## OBJECTIVE
Leave the pictures out and quote every line from the start of the listing to the line with "import numpy as np", inclusive.

## AVAILABLE DATA
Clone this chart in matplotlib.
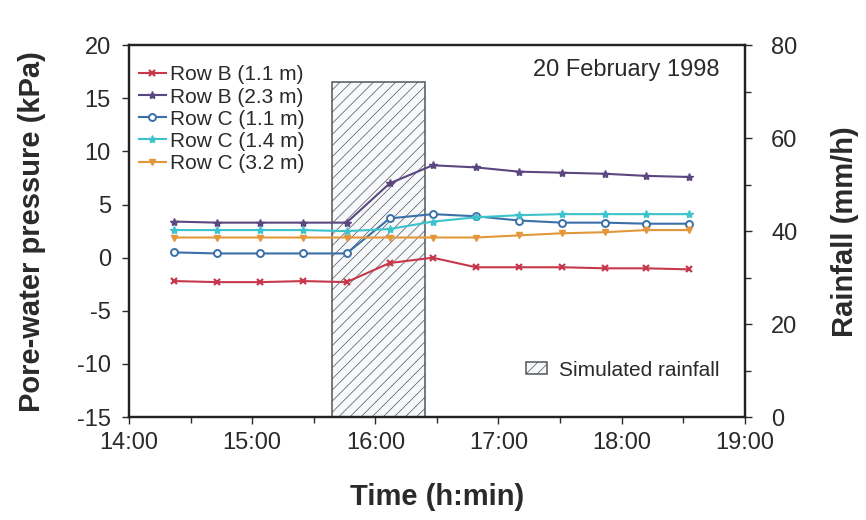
import matplotlib
matplotlib.use('Agg')
import matplotlib.pyplot as plt
from matplotlib.ticker import MultipleLocator, FixedLocator
import numpy as np

plt.rcParams['font.family'] = ['Liberation Sans', 'DejaVu Sans']
plt.rcParams['axes.unicode_minus'] = False
plt.rcParams['hatch.linewidth'] = 0.5
plt.rcParams['hatch.color'] = '#b2bac2'

# sampling times (h:min)
times = ['14:22', '14:43', '15:04', '15:25', '15:46', '16:07', '16:28',
         '16:49', '17:10', '17:31', '17:52', '18:12', '18:33']

# pore-water pressure (kPa)
row_b_11 = [-2.2, -2.3, -2.3, -2.2, -2.3, -0.5, 0.0, -0.9, -0.9, -0.9, -1.0, -1.0, -1.1]
row_b_23 = [3.4, 3.3, 3.3, 3.3, 3.3, 7.0, 8.7, 8.5, 8.1, 8.0, 7.9, 7.7, 7.6]
row_c_11 = [0.5, 0.4, 0.4, 0.4, 0.4, 3.7, 4.1, 3.9, 3.5, 3.3, 3.3, 3.2, 3.2]
row_c_14 = [2.6, 2.6, 2.6, 2.6, 2.5, 2.7, 3.4, 3.8, 4.0, 4.1, 4.1, 4.1, 4.1]
row_c_32 = [1.9, 1.9, 1.9, 1.9, 1.9, 1.9, 1.9, 1.9, 2.1, 2.3, 2.4, 2.6, 2.6]

# simulated rainfall
rain_start = '15:39'
rain_end = '16:24'
rain_rate = 72  # mm/h


def to_hours(t):
    h, m = t.split(':')
    return int(h) + int(m) / 60.0


x = np.array([to_hours(t) for t in times])
txt = '#2a2a2a'

fig = plt.figure(figsize=(8.66, 5.2), dpi=100)
ax1 = fig.add_axes([0.149, 0.198, 0.711, 0.715])
ax2 = ax1.twinx()

# rainfall on the right axis, drawn behind the lines
r0, r1 = to_hours(rain_start), to_hours(rain_end)
rain = ax2.bar([r0], [rain_rate], width=r1 - r0, align='edge',
               facecolor='#f6f8fa', edgecolor='#50555b', linewidth=1.1,
               hatch='///', label='Simulated rainfall')
ax2.set_ylim(0, 80)
ax2.yaxis.set_major_locator(MultipleLocator(20))
ax2.yaxis.set_minor_locator(MultipleLocator(10))
ax2.set_ylabel('Rainfall (mm/h)', fontsize=21, fontweight='bold',
               labelpad=24, color=txt)

ax1.set_zorder(ax2.get_zorder() + 1)
ax1.patch.set_visible(False)

lw = 1.5
ms = 5
ax1.plot(x, row_b_11, color='#c8384c', marker='x', ms=ms, mew=1.6, lw=lw, label='Row B (1.1 m)')
ax1.plot(x, row_b_23, color='#5b4680', marker='*', ms=ms + 1, lw=lw, label='Row B (2.3 m)')
ax1.plot(x, row_c_11, color='#3a6fa8', marker='o', ms=ms, mfc='white', mew=1.4, lw=lw, label='Row C (1.1 m)')
ax1.plot(x, row_c_14, color='#3cc3cc', marker='*', ms=ms + 1, lw=lw, label='Row C (1.4 m)')
ax1.plot(x, row_c_32, color='#e4973a', marker='v', ms=ms, lw=lw, label='Row C (3.2 m)')

ax1.set_xlim(14, 19)
ax1.set_ylim(-15, 20)
ax1.yaxis.set_major_locator(MultipleLocator(5))
ax1.xaxis.set_major_locator(FixedLocator([14, 15, 16, 17, 18, 19]))
ax1.xaxis.set_minor_locator(MultipleLocator(0.5))
ax1.set_xticklabels(['14:00', '15:00', '16:00', '17:00', '18:00', '19:00'])
ax1.set_xlabel('Time (h:min)', fontsize=21, fontweight='bold', labelpad=21, color=txt)
ax1.set_ylabel('Pore-water pressure (kPa)', fontsize=21, fontweight='bold',
               labelpad=22, color=txt)

for ax in (ax1, ax2):
    ax.tick_params(which='major', direction='out', length=5, width=1.0,
                   labelsize=17, colors=txt, pad=8)
    ax.tick_params(which='minor', direction='out', length=4, width=1.0, colors=txt)
    for s in ax.spines.values():
        s.set_linewidth(1.6)
        s.set_color('#222222')
ax1.tick_params(axis='x', pad=6)
ax2.tick_params(axis='y', pad=14)

leg1 = ax1.legend(loc='upper left', frameon=False, fontsize=15,
                  handlelength=1.3, handletextpad=0.2, labelspacing=0.15,
                  borderaxespad=0.3, bbox_to_anchor=(-0.008, 0.985))
for t in leg1.get_texts():
    t.set_color(txt)
ax1.add_artist(leg1)
leg2 = ax1.legend([rain], ['Simulated rainfall'], loc='lower right', frameon=False,
                  fontsize=15, handlelength=1.0, handleheight=0.5,
                  handletextpad=0.6, bbox_to_anchor=(0.99, 0.05))
for t in leg2.get_texts():
    t.set_color(txt)

ax1.text(0.959, 0.933, '20 February 1998', transform=ax1.transAxes,
         ha='right', va='center', fontsize=17, color=txt)

fig.savefig('out.png', dpi=100)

## FULL ANSWER
Clone this chart in matplotlib.
import matplotlib
matplotlib.use('Agg')
import matplotlib.pyplot as plt
from matplotlib.ticker import MultipleLocator, FixedLocator
import numpy as np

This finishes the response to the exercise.